▶ REQUIRED TASK
Print the listing from its top line through the line containing "fig = go.Figure()", nothing more, and leave out the pictures.

▶ RECORDS PROVIDED
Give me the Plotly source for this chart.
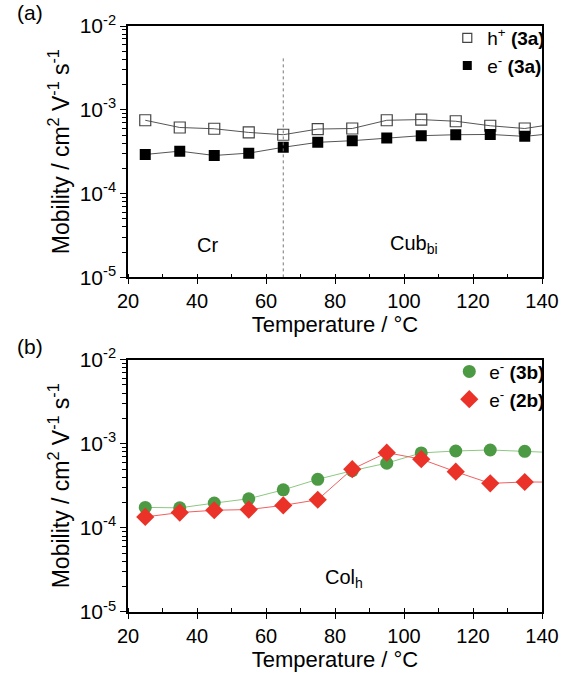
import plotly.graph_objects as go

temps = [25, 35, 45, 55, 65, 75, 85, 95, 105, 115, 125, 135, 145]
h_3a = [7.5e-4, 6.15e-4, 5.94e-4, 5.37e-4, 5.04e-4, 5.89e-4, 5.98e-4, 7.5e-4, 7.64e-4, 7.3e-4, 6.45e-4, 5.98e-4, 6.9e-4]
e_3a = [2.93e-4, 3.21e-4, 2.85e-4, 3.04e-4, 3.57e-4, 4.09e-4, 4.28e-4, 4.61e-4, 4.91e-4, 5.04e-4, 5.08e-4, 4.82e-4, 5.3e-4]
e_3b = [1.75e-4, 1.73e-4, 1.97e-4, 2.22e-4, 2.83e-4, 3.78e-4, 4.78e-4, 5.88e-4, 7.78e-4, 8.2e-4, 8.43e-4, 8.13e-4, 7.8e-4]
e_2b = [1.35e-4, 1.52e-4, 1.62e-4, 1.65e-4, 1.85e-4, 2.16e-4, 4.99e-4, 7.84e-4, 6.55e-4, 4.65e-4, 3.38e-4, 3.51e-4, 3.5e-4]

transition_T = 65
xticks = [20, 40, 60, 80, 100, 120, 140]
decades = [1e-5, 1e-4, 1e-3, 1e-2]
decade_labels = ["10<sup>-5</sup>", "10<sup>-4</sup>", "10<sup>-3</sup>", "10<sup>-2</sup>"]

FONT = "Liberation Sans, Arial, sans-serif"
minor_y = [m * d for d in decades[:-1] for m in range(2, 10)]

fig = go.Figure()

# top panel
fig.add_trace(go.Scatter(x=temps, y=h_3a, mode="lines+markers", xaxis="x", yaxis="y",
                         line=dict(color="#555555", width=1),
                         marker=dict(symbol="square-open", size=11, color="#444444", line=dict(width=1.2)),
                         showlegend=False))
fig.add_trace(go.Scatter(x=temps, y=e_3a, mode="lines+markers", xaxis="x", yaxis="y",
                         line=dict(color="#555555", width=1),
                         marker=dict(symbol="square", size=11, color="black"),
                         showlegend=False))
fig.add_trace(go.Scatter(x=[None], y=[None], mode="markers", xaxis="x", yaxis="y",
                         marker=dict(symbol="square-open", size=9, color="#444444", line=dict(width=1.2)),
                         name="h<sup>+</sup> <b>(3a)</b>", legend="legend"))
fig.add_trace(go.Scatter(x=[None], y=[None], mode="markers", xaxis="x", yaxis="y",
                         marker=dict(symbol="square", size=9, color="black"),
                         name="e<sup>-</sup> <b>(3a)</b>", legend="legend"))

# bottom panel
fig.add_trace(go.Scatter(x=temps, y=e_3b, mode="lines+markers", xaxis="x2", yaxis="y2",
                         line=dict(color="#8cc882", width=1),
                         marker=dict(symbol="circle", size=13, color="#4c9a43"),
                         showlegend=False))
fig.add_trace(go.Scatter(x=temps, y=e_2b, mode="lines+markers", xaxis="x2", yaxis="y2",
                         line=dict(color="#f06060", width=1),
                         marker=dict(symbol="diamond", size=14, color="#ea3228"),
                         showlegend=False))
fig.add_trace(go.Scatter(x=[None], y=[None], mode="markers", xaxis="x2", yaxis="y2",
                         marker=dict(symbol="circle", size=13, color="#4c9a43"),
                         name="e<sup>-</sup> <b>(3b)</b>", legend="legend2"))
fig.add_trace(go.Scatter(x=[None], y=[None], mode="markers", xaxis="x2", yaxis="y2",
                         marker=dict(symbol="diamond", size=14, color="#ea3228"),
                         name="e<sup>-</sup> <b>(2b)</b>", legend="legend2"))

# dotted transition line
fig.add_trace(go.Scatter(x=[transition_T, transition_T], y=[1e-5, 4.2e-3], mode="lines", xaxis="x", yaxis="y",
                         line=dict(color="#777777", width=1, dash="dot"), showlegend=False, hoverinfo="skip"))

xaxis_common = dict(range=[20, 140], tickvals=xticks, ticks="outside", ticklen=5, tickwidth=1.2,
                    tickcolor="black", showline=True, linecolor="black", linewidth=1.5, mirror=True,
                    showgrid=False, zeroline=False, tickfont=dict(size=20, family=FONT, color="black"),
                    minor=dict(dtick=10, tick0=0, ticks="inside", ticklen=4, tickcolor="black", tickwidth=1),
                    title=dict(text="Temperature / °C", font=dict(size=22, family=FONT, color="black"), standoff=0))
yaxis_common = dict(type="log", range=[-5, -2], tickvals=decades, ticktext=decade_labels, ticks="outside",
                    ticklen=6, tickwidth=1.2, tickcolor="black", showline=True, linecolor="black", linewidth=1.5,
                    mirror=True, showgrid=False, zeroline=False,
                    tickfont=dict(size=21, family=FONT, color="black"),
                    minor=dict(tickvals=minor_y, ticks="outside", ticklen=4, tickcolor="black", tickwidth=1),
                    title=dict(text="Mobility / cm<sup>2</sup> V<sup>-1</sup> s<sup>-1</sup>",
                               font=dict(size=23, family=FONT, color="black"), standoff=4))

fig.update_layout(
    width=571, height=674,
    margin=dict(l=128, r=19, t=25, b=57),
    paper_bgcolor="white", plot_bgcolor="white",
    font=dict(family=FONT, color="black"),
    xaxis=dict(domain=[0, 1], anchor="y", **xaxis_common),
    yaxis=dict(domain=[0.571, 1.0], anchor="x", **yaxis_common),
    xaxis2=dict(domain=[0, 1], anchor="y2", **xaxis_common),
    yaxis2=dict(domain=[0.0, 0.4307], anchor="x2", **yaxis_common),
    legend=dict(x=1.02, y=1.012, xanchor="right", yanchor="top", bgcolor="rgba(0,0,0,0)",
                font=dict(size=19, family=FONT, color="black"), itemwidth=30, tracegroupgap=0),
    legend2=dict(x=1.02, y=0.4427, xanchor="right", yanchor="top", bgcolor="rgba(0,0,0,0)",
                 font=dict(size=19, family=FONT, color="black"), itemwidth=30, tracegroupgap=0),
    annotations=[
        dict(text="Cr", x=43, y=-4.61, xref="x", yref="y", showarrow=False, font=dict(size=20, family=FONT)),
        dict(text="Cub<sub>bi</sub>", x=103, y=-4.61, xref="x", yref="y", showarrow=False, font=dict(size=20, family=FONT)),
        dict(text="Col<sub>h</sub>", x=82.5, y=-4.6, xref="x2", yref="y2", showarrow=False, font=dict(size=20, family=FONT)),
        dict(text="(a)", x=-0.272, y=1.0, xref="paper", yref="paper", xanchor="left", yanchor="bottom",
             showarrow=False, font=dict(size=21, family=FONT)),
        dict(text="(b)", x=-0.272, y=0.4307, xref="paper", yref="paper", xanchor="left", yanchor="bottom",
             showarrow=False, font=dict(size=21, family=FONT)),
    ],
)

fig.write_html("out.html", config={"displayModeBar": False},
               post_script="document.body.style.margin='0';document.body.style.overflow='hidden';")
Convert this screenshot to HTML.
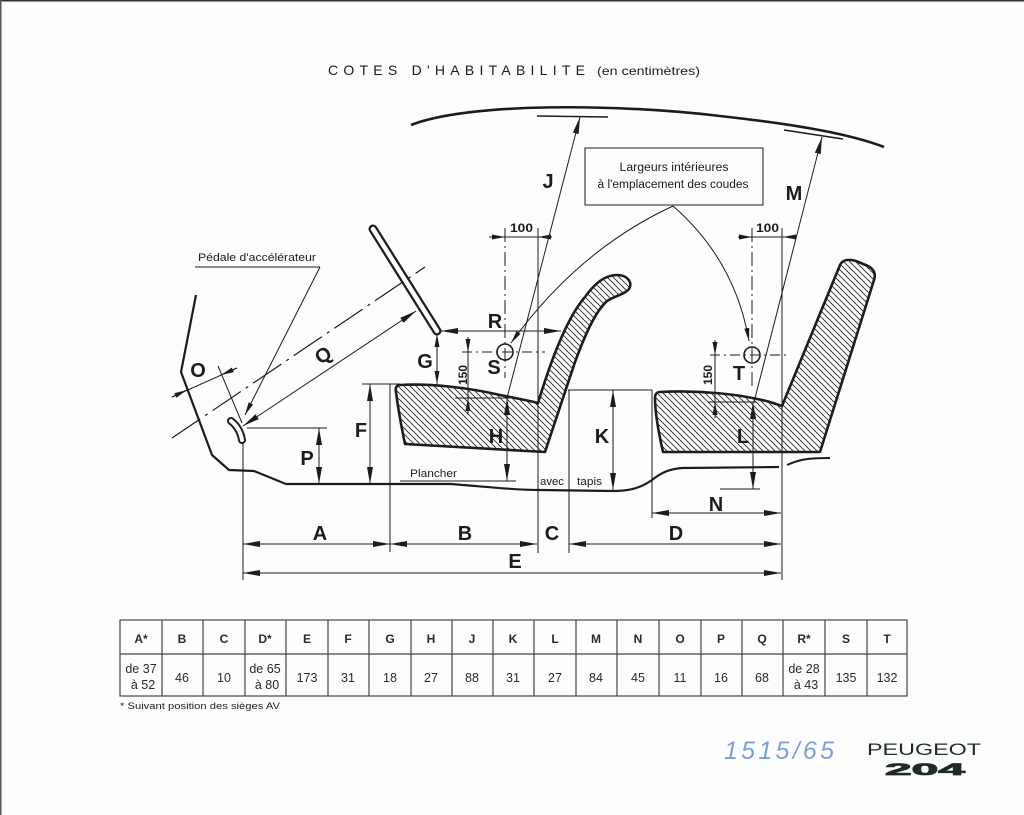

▶ RESULT FOR THIS EXERCISE
Give me the Plotly source for this chart.
import plotly.graph_objects as go

temps = [25, 35, 45, 55, 65, 75, 85, 95, 105, 115, 125, 135, 145]
h_3a = [7.5e-4, 6.15e-4, 5.94e-4, 5.37e-4, 5.04e-4, 5.89e-4, 5.98e-4, 7.5e-4, 7.64e-4, 7.3e-4, 6.45e-4, 5.98e-4, 6.9e-4]
e_3a = [2.93e-4, 3.21e-4, 2.85e-4, 3.04e-4, 3.57e-4, 4.09e-4, 4.28e-4, 4.61e-4, 4.91e-4, 5.04e-4, 5.08e-4, 4.82e-4, 5.3e-4]
e_3b = [1.75e-4, 1.73e-4, 1.97e-4, 2.22e-4, 2.83e-4, 3.78e-4, 4.78e-4, 5.88e-4, 7.78e-4, 8.2e-4, 8.43e-4, 8.13e-4, 7.8e-4]
e_2b = [1.35e-4, 1.52e-4, 1.62e-4, 1.65e-4, 1.85e-4, 2.16e-4, 4.99e-4, 7.84e-4, 6.55e-4, 4.65e-4, 3.38e-4, 3.51e-4, 3.5e-4]

transition_T = 65
xticks = [20, 40, 60, 80, 100, 120, 140]
decades = [1e-5, 1e-4, 1e-3, 1e-2]
decade_labels = ["10<sup>-5</sup>", "10<sup>-4</sup>", "10<sup>-3</sup>", "10<sup>-2</sup>"]

FONT = "Liberation Sans, Arial, sans-serif"
minor_y = [m * d for d in decades[:-1] for m in range(2, 10)]

fig = go.Figure()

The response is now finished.